-- Information provided start --

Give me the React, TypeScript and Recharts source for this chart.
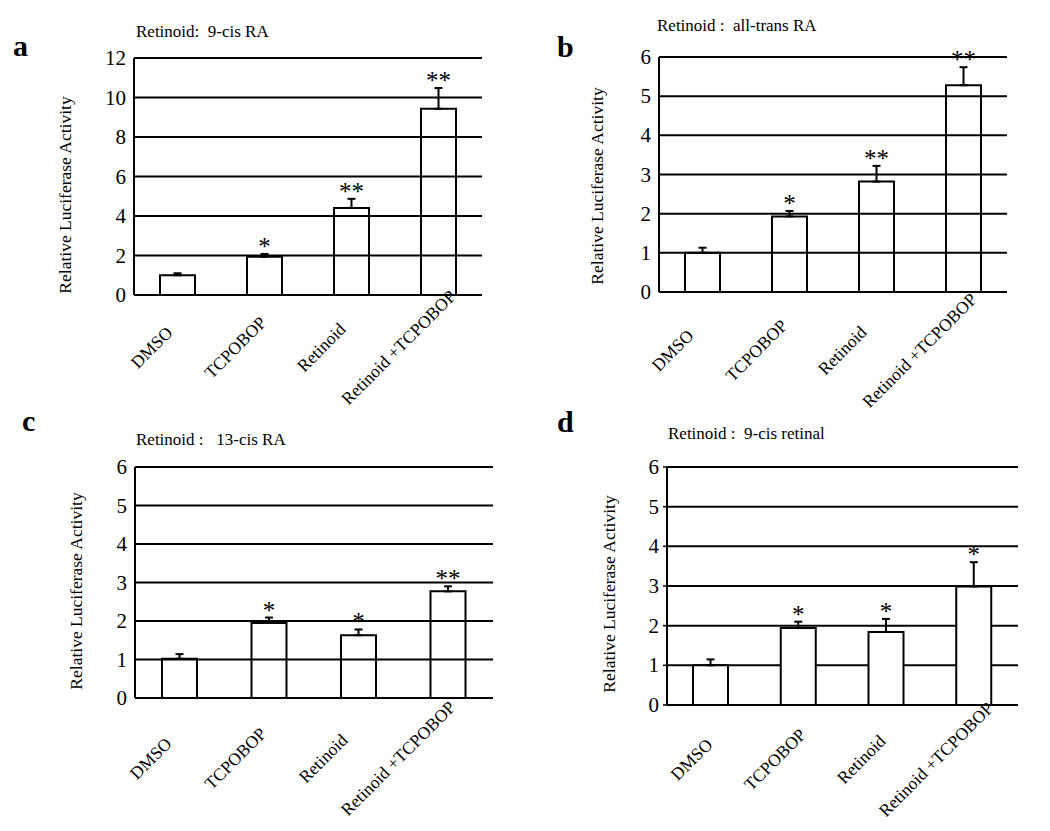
import React from 'react';
import { BarChart, Bar, XAxis, YAxis, CartesianGrid, ErrorBar, LabelList } from 'recharts';

const categories = ['DMSO', 'TCPOBOP', 'Retinoid', 'Retinoid +TCPOBOP'];

// panel a: 9-cis RA
const valuesA = [1.0, 1.94, 4.41, 9.43];
const errorsA = [0.1, 0.14, 0.46, 1.05];
const starsA = ['', '*', '**', '**'];

// panel b: all-trans RA
const valuesB = [1.0, 1.93, 2.82, 5.28];
const errorsB = [0.13, 0.14, 0.4, 0.46];
const starsB = ['', '*', '**', '**'];

// panel c: 13-cis RA
const valuesC = [1.02, 1.95, 1.63, 2.77];
const errorsC = [0.12, 0.14, 0.15, 0.13];
const starsC = ['', '*', '*', '**'];

// panel d: 9-cis retinal
const valuesD = [1.0, 1.94, 1.84, 2.99];
const errorsD = [0.15, 0.16, 0.33, 0.61];
const starsD = ['', '*', '*', '*'];

const ticks12 = [0, 2, 4, 6, 8, 10, 12];
const ticks6 = [0, 1, 2, 3, 4, 5, 6];

const FONT = "'Liberation Serif', 'Times New Roman', serif";

type Row = { name: string; value: number; err: number; errRange: number[]; sig: string };

const buildRows = (values: number[], errors: number[], stars: string[]): Row[] =>
  categories.map((name, i) => ({
    name,
    value: values[i],
    err: errors[i],
    errRange: [0, errors[i]],
    sig: stars[i],
  }));

const makeTick = (dx0: number, k: number, dy: number) => (props: any) => {
  const { x, y, payload } = props;
  const len = String(payload.value).length * 9;
  const cx = x + dx0 - k * len + 3.6;
  const cy = y + dy + 3.6;
  return (
    <text
      x={cx}
      y={cy}
      transform={`rotate(-45 ${cx} ${cy})`}
      textAnchor="middle"
      style={{ fontSize: 17.5, fontFamily: FONT }}
      fill="#000"
    >
      {payload.value}
    </text>
  );
};

const YTick = (props: any) => {
  const { x, y, payload } = props;
  return (
    <text x={x} y={y} dy={7} textAnchor="end" style={{ fontSize: 21, fontFamily: FONT }} fill="#000">
      {payload.value}
    </text>
  );
};

const makeStars = (rows: Row[]) => (props: any) => {
  const vb = props.viewBox || {};
  const bx = props.x ?? vb.x;
  const by = props.y ?? vb.y;
  const bw = props.width ?? vb.width;
  const bh = props.height ?? vb.height;
  const row = rows[props.index];
  if (!row || !row.sig) return null;
  const perUnit = bh / row.value;
  const top = by - row.err * perUnit;
  return (
    <text x={bx + bw / 2} y={top + 1} textAnchor="middle" style={{ fontSize: 25, fontFamily: FONT }} fill="#000">
      {row.sig}
    </text>
  );
};

type PanelProps = {
  rows: Row[];
  yMax: number;
  yTicks: number[];
  left: number;
  top: number;
  width: number;
  height: number;
  margin: { top: number; right: number; bottom: number; left: number };
  fill: string;
  yTickLine: boolean;
  tick: [number, number, number];
};

const Panel: React.FC<PanelProps> = ({ rows, yMax, yTicks, left, top, width, height, margin, fill, yTickLine, tick }) => (
  <div style={{ position: 'absolute', left, top, width, height }}>
    <BarChart width={width} height={height} data={rows} margin={margin} barSize={35}>
      <XAxis
        xAxisId="marks"
        type="number"
        domain={[0, 4]}
        ticks={[1, 2, 3, 4]}
        height={0}
        tick={false}
        axisLine={false}
        tickLine={{ stroke: '#000', strokeWidth: 1.5 }}
        tickSize={4}
      />
      <XAxis
        xAxisId="cat"
        dataKey="name"
        type="category"
        height={100}
        interval={0}
        tickLine={false}
        tickSize={0}
        tickMargin={0}
        axisLine={{ stroke: '#000', strokeWidth: 2 }}
        tick={makeTick(tick[0], tick[1], tick[2])}
      />
      <YAxis
        width={60}
        domain={[0, yMax]}
        ticks={yTicks}
        interval={0}
        axisLine={{ stroke: '#000', strokeWidth: 2 }}
        tickLine={yTickLine ? { stroke: '#000', strokeWidth: 1.5 } : false}
        tickSize={4}
        tickMargin={4}
        tick={<YTick />}
      />
      <CartesianGrid xAxisId="cat" vertical={false} stroke="#000" strokeWidth={2} />
      <Bar xAxisId="cat" dataKey="value" fill={fill} stroke="#000" strokeWidth={2} isAnimationActive={false}>
        <ErrorBar dataKey="errRange" direction="y" width={4} stroke="#000" strokeWidth={2} isAnimationActive={false} />
        <LabelList dataKey="sig" content={makeStars(rows)} />
      </Bar>
    </BarChart>
  </div>
);

const textStyle: React.CSSProperties = { whiteSpace: 'pre', fontSize: 17 };
const yLabelStyle: React.CSSProperties = { fontSize: 17.5 };

const App: React.FC = () => {
  const rowsA = buildRows(valuesA, errorsA, starsA);
  const rowsB = buildRows(valuesB, errorsB, starsB);
  const rowsC = buildRows(valuesC, errorsC, starsC);
  const rowsD = buildRows(valuesD, errorsD, starsD);

  return (
    <div style={{ position: 'absolute', left: 0, top: 0, width: 1050, height: 831, background: '#fff', fontFamily: FONT }}>
      <Panel
        rows={rowsA}
        yMax={12}
        yTicks={ticks12}
        left={0}
        top={0}
        width={520}
        height={420}
        margin={{ top: 58, right: 38, bottom: 25, left: 74 }}
        fill="none"
        yTickLine={false}
        tick={[-21, 0.12, 53]}
      />
      <Panel
        rows={rowsB}
        yMax={6}
        yTicks={ticks6}
        left={520}
        top={0}
        width={530}
        height={420}
        margin={{ top: 57, right: 43, bottom: 28, left: 79 }}
        fill="none"
        yTickLine={false}
        tick={[-25, 0.12, 59]}
      />
      <Panel
        rows={rowsC}
        yMax={6}
        yTicks={ticks6}
        left={0}
        top={420}
        width={520}
        height={411}
        margin={{ top: 47, right: 27, bottom: 33, left: 75 }}
        fill="none"
        yTickLine={false}
        tick={[-22, 0.18, 61]}
      />
      <Panel
        rows={rowsD}
        yMax={6}
        yTicks={ticks6}
        left={520}
        top={420}
        width={530}
        height={411}
        margin={{ top: 47, right: 32, bottom: 26, left: 87 }}
        fill="#fff"
        yTickLine={true}
        tick={[-13, 0.16, 55]}
      />
      <svg width={1050} height={831} style={{ position: 'absolute', left: 0, top: 0, pointerEvents: 'none', fontFamily: FONT }}>
        <g fill="#000">
          <text x={13} y={56} fontSize={30} fontWeight="bold">a</text>
          <text x={557} y={57} fontSize={30} fontWeight="bold">b</text>
          <text x={22} y={431} fontSize={30} fontWeight="bold">c</text>
          <text x={557} y={432} fontSize={30} fontWeight="bold">d</text>

          <text x={136} y={37} style={textStyle}>Retinoid:  9-cis RA</text>
          <text x={657} y={31} style={textStyle}>Retinoid :  all-trans RA</text>
          <text x={136} y={445} style={textStyle}>Retinoid :   13-cis RA</text>
          <text x={668} y={439} style={textStyle}>Retinoid :  9-cis retinal</text>

          <text x={71} y={195} style={yLabelStyle} textAnchor="middle" transform="rotate(-90 71 195)">Relative Luciferase Activity</text>
          <text x={603} y={186} style={yLabelStyle} textAnchor="middle" transform="rotate(-90 603 186)">Relative Luciferase Activity</text>
          <text x={82} y={591} style={yLabelStyle} textAnchor="middle" transform="rotate(-90 82 591)">Relative Luciferase Activity</text>
          <text x={615} y={594} style={yLabelStyle} textAnchor="middle" transform="rotate(-90 615 594)">Relative Luciferase Activity</text>
        </g>
      </svg>
    </div>
  );
};

export default App;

-- Information provided end --

**Set exercise**
Leave out all pictures, then copy the remaining material exactly.

**Problem solution**
Give me the React, TypeScript and Recharts source for this chart.
import React from 'react';
import { BarChart, Bar, XAxis, YAxis, CartesianGrid, ErrorBar, LabelList } from 'recharts';

const categories = ['DMSO', 'TCPOBOP', 'Retinoid', 'Retinoid +TCPOBOP'];

// panel a: 9-cis RA
const valuesA = [1.0, 1.94, 4.41, 9.43];
const errorsA = [0.1, 0.14, 0.46, 1.05];
const starsA = ['', '*', '**', '**'];

// panel b: all-trans RA
const valuesB = [1.0, 1.93, 2.82, 5.28];
const errorsB = [0.13, 0.14, 0.4, 0.46];
const starsB = ['', '*', '**', '**'];

// panel c: 13-cis RA
const valuesC = [1.02, 1.95, 1.63, 2.77];
const errorsC = [0.12, 0.14, 0.15, 0.13];
const starsC = ['', '*', '*', '**'];

// panel d: 9-cis retinal
const valuesD = [1.0, 1.94, 1.84, 2.99];
const errorsD = [0.15, 0.16, 0.33, 0.61];
const starsD = ['', '*', '*', '*'];

const ticks12 = [0, 2, 4, 6, 8, 10, 12];
const ticks6 = [0, 1, 2, 3, 4, 5, 6];

const FONT = "'Liberation Serif', 'Times New Roman', serif";

type Row = { name: string; value: number; err: number; errRange: number[]; sig: string };

const buildRows = (values: number[], errors: number[], stars: string[]): Row[] =>
  categories.map((name, i) => ({
    name,
    value: values[i],
    err: errors[i],
    errRange: [0, errors[i]],
    sig: stars[i],
  }));

const makeTick = (dx0: number, k: number, dy: number) => (props: any) => {
  const { x, y, payload } = props;
  const len = String(payload.value).length * 9;
  const cx = x + dx0 - k * len + 3.6;
  const cy = y + dy + 3.6;
  return (
    <text
      x={cx}
      y={cy}
      transform={`rotate(-45 ${cx} ${cy})`}
      textAnchor="middle"
      style={{ fontSize: 17.5, fontFamily: FONT }}
      fill="#000"
    >
      {payload.value}
    </text>
  );
};

const YTick = (props: any) => {
  const { x, y, payload } = props;
  return (
    <text x={x} y={y} dy={7} textAnchor="end" style={{ fontSize: 21, fontFamily: FONT }} fill="#000">
      {payload.value}
    </text>
  );
};

const makeStars = (rows: Row[]) => (props: any) => {
  const vb = props.viewBox || {};
  const bx = props.x ?? vb.x;
  const by = props.y ?? vb.y;
  const bw = props.width ?? vb.width;
  const bh = props.height ?? vb.height;
  const row = rows[props.index];
  if (!row || !row.sig) return null;
  const perUnit = bh / row.value;
  const top = by - row.err * perUnit;
  return (
    <text x={bx + bw / 2} y={top + 1} textAnchor="middle" style={{ fontSize: 25, fontFamily: FONT }} fill="#000">
      {row.sig}
    </text>
  );
};

type PanelProps = {
  rows: Row[];
  yMax: number;
  yTicks: number[];
  left: number;
  top: number;
  width: number;
  height: number;
  margin: { top: number; right: number; bottom: number; left: number };
  fill: string;
  yTickLine: boolean;
  tick: [number, number, number];
};

const Panel: React.FC<PanelProps> = ({ rows, yMax, yTicks, left, top, width, height, margin, fill, yTickLine, tick }) => (
  <div style={{ position: 'absolute', left, top, width, height }}>
    <BarChart width={width} height={height} data={rows} margin={margin} barSize={35}>
      <XAxis
        xAxisId="marks"
        type="number"
        domain={[0, 4]}
        ticks={[1, 2, 3, 4]}
        height={0}
        tick={false}
        axisLine={false}
        tickLine={{ stroke: '#000', strokeWidth: 1.5 }}
        tickSize={4}
      />
      <XAxis
        xAxisId="cat"
        dataKey="name"
        type="category"
        height={100}
        interval={0}
        tickLine={false}
        tickSize={0}
        tickMargin={0}
        axisLine={{ stroke: '#000', strokeWidth: 2 }}
        tick={makeTick(tick[0], tick[1], tick[2])}
      />
      <YAxis
        width={60}
        domain={[0, yMax]}
        ticks={yTicks}
        interval={0}
        axisLine={{ stroke: '#000', strokeWidth: 2 }}
        tickLine={yTickLine ? { stroke: '#000', strokeWidth: 1.5 } : false}
        tickSize={4}
        tickMargin={4}
        tick={<YTick />}
      />
      <CartesianGrid xAxisId="cat" vertical={false} stroke="#000" strokeWidth={2} />
      <Bar xAxisId="cat" dataKey="value" fill={fill} stroke="#000" strokeWidth={2} isAnimationActive={false}>
        <ErrorBar dataKey="errRange" direction="y" width={4} stroke="#000" strokeWidth={2} isAnimationActive={false} />
        <LabelList dataKey="sig" content={makeStars(rows)} />
      </Bar>
    </BarChart>
  </div>
);

const textStyle: React.CSSProperties = { whiteSpace: 'pre', fontSize: 17 };
const yLabelStyle: React.CSSProperties = { fontSize: 17.5 };

const App: React.FC = () => {
  const rowsA = buildRows(valuesA, errorsA, starsA);
  const rowsB = buildRows(valuesB, errorsB, starsB);
  const rowsC = buildRows(valuesC, errorsC, starsC);
  const rowsD = buildRows(valuesD, errorsD, starsD);

  return (
    <div style={{ position: 'absolute', left: 0, top: 0, width: 1050, height: 831, background: '#fff', fontFamily: FONT }}>
      <Panel
        rows={rowsA}
        yMax={12}
        yTicks={ticks12}
        left={0}
        top={0}
        width={520}
        height={420}
        margin={{ top: 58, right: 38, bottom: 25, left: 74 }}
        fill="none"
        yTickLine={false}
        tick={[-21, 0.12, 53]}
      />
      <Panel
        rows={rowsB}
        yMax={6}
        yTicks={ticks6}
        left={520}
        top={0}
        width={530}
        height={420}
        margin={{ top: 57, right: 43, bottom: 28, left: 79 }}
        fill="none"
        yTickLine={false}
        tick={[-25, 0.12, 59]}
      />
      <Panel
        rows={rowsC}
        yMax={6}
        yTicks={ticks6}
        left={0}
        top={420}
        width={520}
        height={411}
        margin={{ top: 47, right: 27, bottom: 33, left: 75 }}
        fill="none"
        yTickLine={false}
        tick={[-22, 0.18, 61]}
      />
      <Panel
        rows={rowsD}
        yMax={6}
        yTicks={ticks6}
        left={520}
        top={420}
        width={530}
        height={411}
        margin={{ top: 47, right: 32, bottom: 26, left: 87 }}
        fill="#fff"
        yTickLine={true}
        tick={[-13, 0.16, 55]}
      />
      <svg width={1050} height={831} style={{ position: 'absolute', left: 0, top: 0, pointerEvents: 'none', fontFamily: FONT }}>
        <g fill="#000">
          <text x={13} y={56} fontSize={30} fontWeight="bold">a</text>
          <text x={557} y={57} fontSize={30} fontWeight="bold">b</text>
          <text x={22} y={431} fontSize={30} fontWeight="bold">c</text>
          <text x={557} y={432} fontSize={30} fontWeight="bold">d</text>

          <text x={136} y={37} style={textStyle}>Retinoid:  9-cis RA</text>
          <text x={657} y={31} style={textStyle}>Retinoid :  all-trans RA</text>
          <text x={136} y={445} style={textStyle}>Retinoid :   13-cis RA</text>
          <text x={668} y={439} style={textStyle}>Retinoid :  9-cis retinal</text>

          <text x={71} y={195} style={yLabelStyle} textAnchor="middle" transform="rotate(-90 71 195)">Relative Luciferase Activity</text>
          <text x={603} y={186} style={yLabelStyle} textAnchor="middle" transform="rotate(-90 603 186)">Relative Luciferase Activity</text>
          <text x={82} y={591} style={yLabelStyle} textAnchor="middle" transform="rotate(-90 82 591)">Relative Luciferase Activity</text>
          <text x={615} y={594} style={yLabelStyle} textAnchor="middle" transform="rotate(-90 615 594)">Relative Luciferase Activity</text>
        </g>
      </svg>
    </div>
  );
};

export default App;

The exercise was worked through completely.